All the airplane flights are booked, although the arrangements for the flightsees make me a little nervous. For those, all we have is an agreement to fly us on one of three days, depending on weather. Fortunately, though, they don’t charge a dime until the end of the flight. But if, like us, you are taking the time and money to fly to Keotzebue for the sole purpose of taking a particular flightsee, you really hope that weather doesn’t get in the way. As I mentioned earlier, the ferry and air-taxi arrangements in the Panhandle segment (between Juneau, Skagway, Gustavus, Sitka, and Juneau) have to wait until their schedules come out in December.

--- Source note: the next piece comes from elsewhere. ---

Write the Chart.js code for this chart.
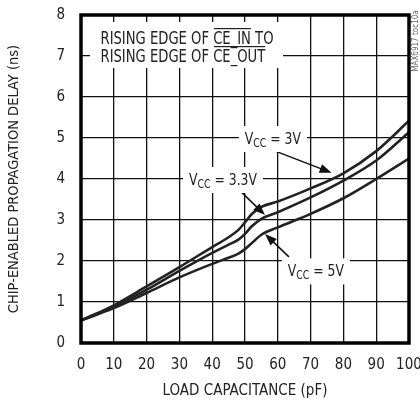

Almost all other transportation and lodging reservations have been made, and we have the bulk of our budget set up in a spreadsheet, documenting what we’ve paid and what we owe. We have also booked some of our tours and excursions. I normally don’t like booking to that level of detail this early, but in the case of Alaska, with increasing demand, it seems increasingly necessary to ensure you can do some of the park tours. (The Denali Kantishna tour, for example, is one that books up quickly so it doesn’t seem prudent to play the odds when we get there.) With the exception of those places we are staying that have meal plans, we also haven’t even begun to solve the eating problem, but I suspect most of those decisions will wait until we get there.



There are a few straggling reservations to be made, so there will be more work to be done, especially in December and January. After that, though, about the only things we need to do are start packing our suitcases and read about our next destination - Alaska!